Это, увы, с ним и случилось.
Через неделю после ареста отца арестовали и мачеху Димы. Самого же его отправили в спецприёмник для детей «врагов народа».
Надо ли говорить, сколько всего натерпелся Дима, пока его не забрал в свою семью брат отца, то есть его родной дядя, живший в Арзамасе.
Леонид Фёдорович Пожигайло был обычным работягой, трудился слесарем на войлочной фабрике, имел двух сыновей, меж которых по возрасту Дима стоял посередине.
Дружбы с двоюродными братьями не получилось. После испытанных невзгод был он замкнут, ожесточён, а братьям не слишком-то и хотелось вникать, отчего он такой. Тётка Дарья Спиридоновна ни в чём его не обделяла, правда, и относилась без какого-либо тепла, иначе говоря, поступала по-людски, да только, как необходимую работу работала – честно, обстоятельно, но без души.
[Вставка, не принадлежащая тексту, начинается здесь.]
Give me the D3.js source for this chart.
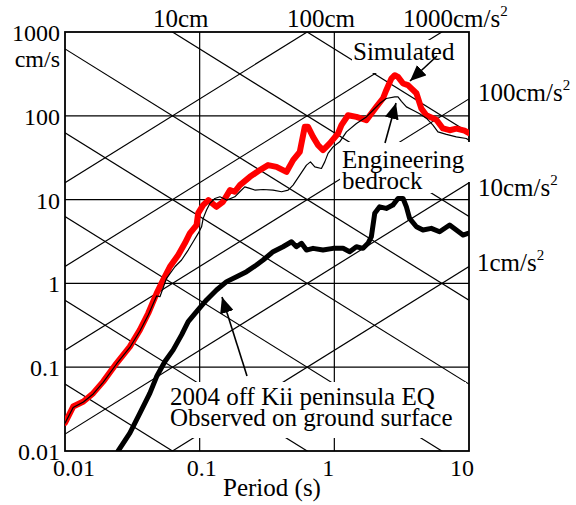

С самим же дядькой Дима общался мало – тот или находился на работе, или бывал занят какими-то хозяйственными делами. Конечно, парень понимал, что он для семьи обуза, а потому мечтал сразу после школы уехать. Но началась война. Во время призыва в армию у него обнаружили туберкулёз. В начальной стадии, но лежал он на излечении долго. Когда же поправился, прямо из больницы поехал на завод, чтобы устроиться хоть разнорабочим, лишь бы карточка была и койка (к службе в армии его признали негодным).
В семье дядьки Дима так ни разу не появился, а через полгода и вовсе уехал – в город Горький или, как прежде, Нижний Новгород.
Человеку всегда необходимо дойти до сути. Ложной или истинной окажется она – не важно. Для человека, нашедшего суть, она всегда – расколдованная тайна, открывшаяся правда, с которой легче жить в несчастье!
Свою правду Пожигайло давно нашёл: источником его бед была советская власть и большевики, которые отправили в тюрьму его отца (мачеху он почему-то никогда не вспоминал), отняли у него его безмятежную жизнь и счастливое будущее, большевики, которые только и могли, что насаждать нищету (а он-то уж навидался, как бедно живёт простой народ) и на свой лад переименовывать города и улицы.
Непризнание этих самых переименований стало его личным протестом, выглядевшим, конечно, нелепо, даже глупо, но щекотавшим ему нервы, поскольку содержал элемент опасности.
Однако, ничего, проносило. Не нашёлся на него «лейтенант Зотов».
Именно так подумал (и горделиво усмехнулся) Пожигайло, когда в начале шестидесятых годов прочитал в «Новом мире» рассказ Солженицына «Случай на станции Кочетовка», описывающий, как комендант этой станции лейтенант Зотов, выправляя «догонные» документы отставшему от эшелона мобилизованному артисту, сталкивается с тем, что тот не знает прежнего названия Сталинграда; заподозрив в нём шпиона, лейтенант отправляет артиста на проверку в органы НКВД. Разумеется, в случае с Пожигайло аналогия была не прямая, но напрашивалась сама собой.
Впрочем, до времени «Нового мира» – не только журнала, но и как такового, – было ещё далеко.
Проработав в Горьком на заводе, Пожигайло сразу после войны, поступил в индустриальный институт на химический факультет, однако, отучившись, трудился по специальности недолго: начав сотрудничать с районной многотиражкой, окунулся с головой в журналистику. Ну а там уж и очерки пошли, и рассказы, повести…
Своей биографии он от Лизы не скрывал, потому и воспринимала она мрачность характера Пожигайло как следствие выпавших на его долю бед. Верно говорят: если любишь человека, то и понимаешь его. Вот и мирилась она с тем, что Дмитрий бывал вспыльчив и обидчив, эгоистичен и груб.
И, конечно же, столкнувшись со столь драматичной человеческой судьбой, она не могла не думать о своём отце – том самом, из её раннего детства, память о котором всегда в ней жила.